I loved mine. I used it until it died. Took a bit to get used to it. But when it died on me it took even longer to get used to a regular controller again.
I still got this one in a drawer. I just wasn’t big on the primary touch pads with only one joystick.
I bought it shortly after launch, excited for it. Then the amount of configuration to use it, suuuuucked. I’ve tried to love it. I get it out every couple years to try again, and remind myself again that it sucks.
I also have one and I hate it.
I loved mine but the 2026 steam controller is superior In every way.
Oh my god, I just googled this. It looks like the price was decided by Lucille Bluth.
Hours much can our controller cost, Michael? $100?
Meanwhile, 8bitdo has amazing controllers for a quarter that price.
Very true I would have liked to be cheaper but I have two 8bitdo controllers already the ultimate 2 and the pro 3 but I was missing the touch pads and active thumbsticks when the steam deck was docked. Didn’t really have a choice.
The new steam controller sold out within minutes, so it seems like they priced it too low if anything.
Whilst pricing everything at “what the market will bear” is valid; it is a shitty way to do business.
Valve has traditionally taken a longer view of things; if they sell a controller that you will love and use for years. Their reputation grows, especially if they are not gouging their customers for everything they can.

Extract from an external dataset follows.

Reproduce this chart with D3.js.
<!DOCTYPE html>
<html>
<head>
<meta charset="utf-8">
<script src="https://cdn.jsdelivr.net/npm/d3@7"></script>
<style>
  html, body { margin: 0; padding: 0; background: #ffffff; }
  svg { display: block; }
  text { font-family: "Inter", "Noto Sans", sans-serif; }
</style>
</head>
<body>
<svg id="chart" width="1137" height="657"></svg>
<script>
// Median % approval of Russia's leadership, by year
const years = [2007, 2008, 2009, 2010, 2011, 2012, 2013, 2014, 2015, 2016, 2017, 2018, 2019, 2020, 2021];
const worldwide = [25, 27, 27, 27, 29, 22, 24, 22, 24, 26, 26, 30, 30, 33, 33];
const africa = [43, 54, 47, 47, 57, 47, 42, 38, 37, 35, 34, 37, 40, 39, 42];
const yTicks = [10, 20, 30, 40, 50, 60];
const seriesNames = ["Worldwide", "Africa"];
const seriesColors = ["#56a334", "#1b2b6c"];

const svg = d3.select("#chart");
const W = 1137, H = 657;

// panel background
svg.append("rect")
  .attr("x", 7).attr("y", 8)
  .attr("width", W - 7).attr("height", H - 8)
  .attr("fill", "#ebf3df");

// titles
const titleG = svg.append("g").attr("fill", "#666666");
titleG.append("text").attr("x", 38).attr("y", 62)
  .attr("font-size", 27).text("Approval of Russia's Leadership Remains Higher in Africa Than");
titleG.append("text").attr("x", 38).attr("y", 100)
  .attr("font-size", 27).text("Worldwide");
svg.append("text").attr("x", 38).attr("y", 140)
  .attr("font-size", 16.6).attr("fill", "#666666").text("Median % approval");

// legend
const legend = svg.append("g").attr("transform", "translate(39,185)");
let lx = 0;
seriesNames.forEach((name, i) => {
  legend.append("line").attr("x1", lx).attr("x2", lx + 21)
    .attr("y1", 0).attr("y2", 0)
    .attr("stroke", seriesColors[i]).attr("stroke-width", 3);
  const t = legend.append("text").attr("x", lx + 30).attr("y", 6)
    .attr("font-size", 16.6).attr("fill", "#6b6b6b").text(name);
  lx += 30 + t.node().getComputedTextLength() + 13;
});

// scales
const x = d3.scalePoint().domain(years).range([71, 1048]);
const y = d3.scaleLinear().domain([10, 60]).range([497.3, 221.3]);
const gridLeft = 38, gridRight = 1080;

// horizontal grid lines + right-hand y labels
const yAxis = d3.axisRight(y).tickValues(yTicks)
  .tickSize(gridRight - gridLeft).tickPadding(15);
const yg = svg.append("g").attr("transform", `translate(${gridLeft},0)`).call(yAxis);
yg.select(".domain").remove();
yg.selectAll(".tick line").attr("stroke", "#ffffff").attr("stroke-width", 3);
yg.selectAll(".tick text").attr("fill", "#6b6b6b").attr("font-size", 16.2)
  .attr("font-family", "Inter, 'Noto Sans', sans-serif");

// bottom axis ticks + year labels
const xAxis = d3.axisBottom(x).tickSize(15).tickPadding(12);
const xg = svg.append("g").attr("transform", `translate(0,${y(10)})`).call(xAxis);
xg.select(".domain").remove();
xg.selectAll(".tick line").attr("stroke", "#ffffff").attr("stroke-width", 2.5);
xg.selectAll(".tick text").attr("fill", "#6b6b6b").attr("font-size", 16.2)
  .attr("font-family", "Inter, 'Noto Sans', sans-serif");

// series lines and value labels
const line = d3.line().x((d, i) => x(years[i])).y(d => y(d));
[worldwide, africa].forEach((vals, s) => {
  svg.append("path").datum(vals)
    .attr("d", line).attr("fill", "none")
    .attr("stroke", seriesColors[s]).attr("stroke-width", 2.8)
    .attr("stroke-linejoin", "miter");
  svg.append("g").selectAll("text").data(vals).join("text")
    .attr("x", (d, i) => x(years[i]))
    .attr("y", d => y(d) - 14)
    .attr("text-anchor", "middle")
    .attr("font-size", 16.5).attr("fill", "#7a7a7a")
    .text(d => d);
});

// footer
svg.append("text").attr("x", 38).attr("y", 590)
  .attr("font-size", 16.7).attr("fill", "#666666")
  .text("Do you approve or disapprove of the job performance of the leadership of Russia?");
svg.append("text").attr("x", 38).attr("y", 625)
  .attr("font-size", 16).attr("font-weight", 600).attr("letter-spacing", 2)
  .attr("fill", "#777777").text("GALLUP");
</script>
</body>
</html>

Valve will make more than enough by selling games via Steam; having an “optimized for Steam Controller” tag somewhere will keep those who already purchased happy; and drive more sales over the long run.

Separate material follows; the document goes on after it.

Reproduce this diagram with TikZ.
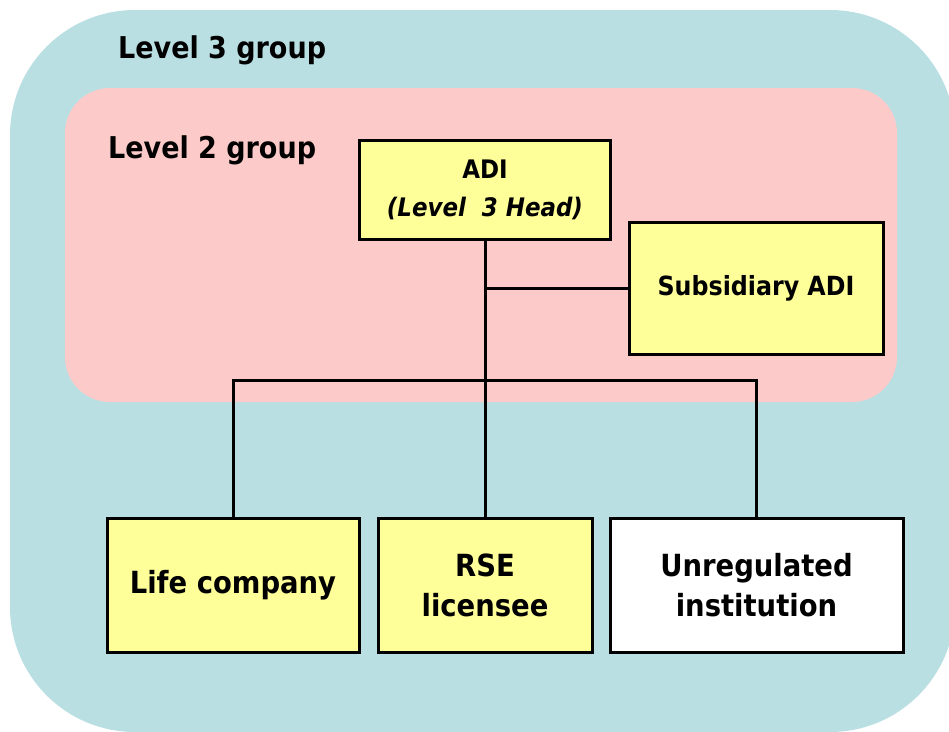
\documentclass[tikz,border=0pt]{standalone}
\usepackage{fontspec}
\setmainfont{DejaVu Sans Condensed}
\definecolor{teal3}{HTML}{B9DFE3}
\definecolor{pink2}{HTML}{FDCACA}
\definecolor{ylw}{HTML}{FFFF99}
\begin{document}
\begin{tikzpicture}[x=1pt,y=-1pt,
  box/.style={draw=black,line width=3pt,fill=ylw,align=center,font=\bfseries\fontsize{30.5}{40}\selectfont,inner sep=0pt},
  lbl/.style={anchor=west,font=\bfseries\fontsize{30}{36}\selectfont,inner sep=0pt},
  conn/.style={line width=3pt}]
\useasboundingbox (0,0) rectangle (949,731);
\begin{scope}
\clip (0,0) rectangle (949,731);
\fill[teal3,rounded corners=125pt] (10,10) rectangle (955,732);
\end{scope}
\fill[pink2,rounded corners=45pt] (65,88) rectangle (897,402);
\node[lbl] (l3) at (118,50) {Level 3 group};
\node[lbl] (l2) at (108,150) {Level 2 group};
\node[box,minimum width=251pt,minimum height=99pt,font=\bfseries\fontsize{25.5}{38}\selectfont] (adi) at (485,189.5) {ADI\\\textit{(Level\ \ 3 Head)}};
\node[box,minimum width=254pt,minimum height=132pt,font=\bfseries\fontsize{26.4}{32}\selectfont] (sub) at (756,288) {Subsidiary ADI};
\node[box,minimum width=252pt,minimum height=134pt] (life) at (233,585) {Life company};
\node[box,minimum width=214pt,minimum height=134pt] (rse) at (485,585) {RSE\\licensee};
\node[box,fill=white,minimum width=293pt,minimum height=134pt] (unr) at (756.5,585) {Unregulated\\institution};
\coordinate (j) at (adi.south |- sub.west);
\draw[conn] (adi.south) -- (rse.north);
\draw[conn] (j) -- (sub.west);
\draw[conn] (life.north) -- (life.north |- 0,380) -- (unr.north |- 0,380) -- (unr.north);
\end{tikzpicture}
\end{document}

Yeah I plan to get one at some point. So over messing with Xbox controller drivers and other BS on Linux.
Except it didn’t look like an owl. Original Steam controller 1, new Steam controller 86.
What makes it better? I kinda ignored the new one because the old one was so below expectations
Not OP but a couple things:
Whether it’s worth the price depends on what you value in a game controller, and how much. For me, the “extra” inputs (mainly back pedals, touchpads, gyro) and accurate sticks (TMR instead of potentiometers) are worth it.

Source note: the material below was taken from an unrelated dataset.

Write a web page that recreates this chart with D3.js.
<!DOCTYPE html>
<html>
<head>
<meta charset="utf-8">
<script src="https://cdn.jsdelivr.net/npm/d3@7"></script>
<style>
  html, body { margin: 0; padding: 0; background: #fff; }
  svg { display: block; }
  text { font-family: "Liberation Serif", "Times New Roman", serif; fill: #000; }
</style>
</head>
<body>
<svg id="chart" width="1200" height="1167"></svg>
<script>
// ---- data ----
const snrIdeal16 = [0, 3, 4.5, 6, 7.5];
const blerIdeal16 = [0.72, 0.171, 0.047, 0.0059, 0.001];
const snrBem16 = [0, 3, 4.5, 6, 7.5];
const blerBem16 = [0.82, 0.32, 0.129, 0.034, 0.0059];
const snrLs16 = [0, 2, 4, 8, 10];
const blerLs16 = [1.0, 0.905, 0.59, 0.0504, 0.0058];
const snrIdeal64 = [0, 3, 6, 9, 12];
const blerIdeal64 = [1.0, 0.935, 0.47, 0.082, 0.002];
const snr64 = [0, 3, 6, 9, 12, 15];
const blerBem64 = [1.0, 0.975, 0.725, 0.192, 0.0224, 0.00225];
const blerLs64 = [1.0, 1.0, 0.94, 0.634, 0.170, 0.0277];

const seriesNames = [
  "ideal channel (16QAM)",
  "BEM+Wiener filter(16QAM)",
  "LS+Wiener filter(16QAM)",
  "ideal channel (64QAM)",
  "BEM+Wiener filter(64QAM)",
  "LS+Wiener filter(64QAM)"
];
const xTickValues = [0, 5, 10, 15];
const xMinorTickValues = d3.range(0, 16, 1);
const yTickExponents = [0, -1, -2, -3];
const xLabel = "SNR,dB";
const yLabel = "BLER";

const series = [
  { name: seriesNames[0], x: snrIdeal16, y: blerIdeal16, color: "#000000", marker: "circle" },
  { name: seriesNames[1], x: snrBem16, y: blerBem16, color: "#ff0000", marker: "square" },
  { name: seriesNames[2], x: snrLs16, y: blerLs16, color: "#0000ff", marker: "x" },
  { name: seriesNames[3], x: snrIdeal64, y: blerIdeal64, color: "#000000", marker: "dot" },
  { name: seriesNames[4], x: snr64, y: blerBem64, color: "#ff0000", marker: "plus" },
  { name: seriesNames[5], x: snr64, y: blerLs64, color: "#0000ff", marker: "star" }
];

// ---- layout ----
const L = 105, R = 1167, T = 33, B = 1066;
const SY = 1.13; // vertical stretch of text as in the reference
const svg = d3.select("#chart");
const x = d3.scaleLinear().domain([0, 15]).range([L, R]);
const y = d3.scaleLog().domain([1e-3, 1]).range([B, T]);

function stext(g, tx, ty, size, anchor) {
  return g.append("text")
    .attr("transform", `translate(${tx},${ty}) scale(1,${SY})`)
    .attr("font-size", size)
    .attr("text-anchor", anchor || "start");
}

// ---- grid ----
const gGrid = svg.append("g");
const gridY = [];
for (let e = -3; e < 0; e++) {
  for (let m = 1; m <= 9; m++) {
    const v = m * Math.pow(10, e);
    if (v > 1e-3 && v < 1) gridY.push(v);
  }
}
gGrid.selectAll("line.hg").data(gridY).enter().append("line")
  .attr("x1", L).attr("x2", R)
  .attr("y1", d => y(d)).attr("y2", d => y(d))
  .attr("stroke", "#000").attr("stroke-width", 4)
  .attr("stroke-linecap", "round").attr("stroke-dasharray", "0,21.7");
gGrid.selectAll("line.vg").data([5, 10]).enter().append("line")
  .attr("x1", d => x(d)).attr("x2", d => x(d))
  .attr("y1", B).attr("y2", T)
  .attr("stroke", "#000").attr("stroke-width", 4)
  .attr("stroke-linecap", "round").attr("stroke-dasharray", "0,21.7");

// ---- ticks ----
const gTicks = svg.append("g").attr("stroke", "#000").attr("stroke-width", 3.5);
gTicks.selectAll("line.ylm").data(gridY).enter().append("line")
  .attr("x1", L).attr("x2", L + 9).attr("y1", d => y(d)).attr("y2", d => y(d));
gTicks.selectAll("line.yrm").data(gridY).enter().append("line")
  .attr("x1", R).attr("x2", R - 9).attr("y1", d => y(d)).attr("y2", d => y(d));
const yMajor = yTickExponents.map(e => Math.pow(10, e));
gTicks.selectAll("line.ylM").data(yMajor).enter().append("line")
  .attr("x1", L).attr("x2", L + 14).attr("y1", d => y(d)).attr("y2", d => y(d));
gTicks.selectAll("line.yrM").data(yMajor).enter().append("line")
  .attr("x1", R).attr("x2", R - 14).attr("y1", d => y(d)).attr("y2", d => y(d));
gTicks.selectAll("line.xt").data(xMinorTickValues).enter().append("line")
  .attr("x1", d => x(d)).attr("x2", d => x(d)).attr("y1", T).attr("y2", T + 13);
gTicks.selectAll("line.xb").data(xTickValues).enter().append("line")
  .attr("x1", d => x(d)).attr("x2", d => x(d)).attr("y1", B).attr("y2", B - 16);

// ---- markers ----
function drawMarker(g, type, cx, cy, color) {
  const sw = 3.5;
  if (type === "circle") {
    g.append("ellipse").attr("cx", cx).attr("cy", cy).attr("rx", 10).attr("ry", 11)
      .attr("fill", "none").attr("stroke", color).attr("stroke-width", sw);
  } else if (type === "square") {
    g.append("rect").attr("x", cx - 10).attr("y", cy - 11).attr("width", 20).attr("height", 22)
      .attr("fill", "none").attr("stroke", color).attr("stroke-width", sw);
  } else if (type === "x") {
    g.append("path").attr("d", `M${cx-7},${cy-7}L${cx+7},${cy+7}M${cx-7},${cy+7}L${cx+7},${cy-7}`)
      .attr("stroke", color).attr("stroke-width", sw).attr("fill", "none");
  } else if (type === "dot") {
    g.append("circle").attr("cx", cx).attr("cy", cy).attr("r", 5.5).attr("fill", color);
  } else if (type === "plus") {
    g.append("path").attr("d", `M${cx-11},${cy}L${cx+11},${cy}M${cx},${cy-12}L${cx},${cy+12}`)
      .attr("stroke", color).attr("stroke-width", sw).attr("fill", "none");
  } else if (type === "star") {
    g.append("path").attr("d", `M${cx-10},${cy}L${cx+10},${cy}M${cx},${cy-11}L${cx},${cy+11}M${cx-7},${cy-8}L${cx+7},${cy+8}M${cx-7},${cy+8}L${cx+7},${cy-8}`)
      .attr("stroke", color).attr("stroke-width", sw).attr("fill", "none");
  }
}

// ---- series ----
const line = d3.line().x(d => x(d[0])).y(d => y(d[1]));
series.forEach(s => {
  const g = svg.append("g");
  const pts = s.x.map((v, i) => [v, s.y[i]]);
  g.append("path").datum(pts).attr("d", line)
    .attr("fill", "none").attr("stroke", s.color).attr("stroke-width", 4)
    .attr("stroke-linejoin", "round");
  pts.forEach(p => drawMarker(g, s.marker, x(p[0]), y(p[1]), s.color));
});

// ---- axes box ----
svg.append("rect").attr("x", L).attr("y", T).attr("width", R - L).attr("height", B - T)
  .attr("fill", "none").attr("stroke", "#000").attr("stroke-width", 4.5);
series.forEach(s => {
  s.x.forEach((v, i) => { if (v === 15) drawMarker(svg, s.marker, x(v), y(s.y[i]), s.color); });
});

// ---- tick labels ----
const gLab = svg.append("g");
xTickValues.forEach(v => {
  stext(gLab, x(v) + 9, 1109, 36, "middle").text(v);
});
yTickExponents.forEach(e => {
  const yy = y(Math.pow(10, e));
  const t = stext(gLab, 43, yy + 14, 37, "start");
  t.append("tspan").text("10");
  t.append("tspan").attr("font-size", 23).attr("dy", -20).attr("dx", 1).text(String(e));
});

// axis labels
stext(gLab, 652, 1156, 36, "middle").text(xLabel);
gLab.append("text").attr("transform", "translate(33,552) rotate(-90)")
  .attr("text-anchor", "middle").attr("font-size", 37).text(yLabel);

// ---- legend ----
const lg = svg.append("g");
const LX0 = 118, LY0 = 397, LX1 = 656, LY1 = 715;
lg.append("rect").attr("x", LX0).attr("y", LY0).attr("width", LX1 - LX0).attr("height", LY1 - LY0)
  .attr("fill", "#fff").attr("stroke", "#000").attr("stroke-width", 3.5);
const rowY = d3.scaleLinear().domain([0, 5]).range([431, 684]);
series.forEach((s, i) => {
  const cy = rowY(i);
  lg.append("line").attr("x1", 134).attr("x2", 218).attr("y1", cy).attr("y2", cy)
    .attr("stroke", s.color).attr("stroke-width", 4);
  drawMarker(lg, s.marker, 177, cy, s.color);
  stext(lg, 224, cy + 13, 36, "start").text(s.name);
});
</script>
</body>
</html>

This is 16-bit controller slander.
N64, Dreamcast and Saturn be like 😠
Its more a regular controller plus extra vs the old one was a good but you had to tweek your brain to make it work as the touch pads were a replacement for normal controls. Where as the touch pads are there own thing. Being able to create popup menus that only show up on touch and the gyro being enabled and disabled by touching the thumbsticks is a game changer. Its everything you love about the steam deck without the neck pain of looking down at the screen.
The Deck gyro is activated by touching the thumbsticks, the Controller has sensors in the grips to activate the gyro.
The controller actually has both thumbsticks and grip capacitance sensing, you can set it to be whatever you prefer to activate gyro.
You can reprogram gyro activation triggers too
The rumble and haptics also feel a lot better too
The main things for me are the dedicated D-pad and dual thumbsticks. On the original, the left touchpad surface was just sort of textured to help it act as a D-pad. And the right touchpad is positioned in place of where you might want a right stick to be, and can be mapped to act as one in software. But in practice, there are some situations in which an actual D-pad or actual right stick are much better than faking it with touchpads. The new controller just has all the different input methods so that it should hypothetically work great in any game.
I loved mine. I used it until it died. Took a bit to get used to it. But when it died on me it took even longer to get used to a regular controller again.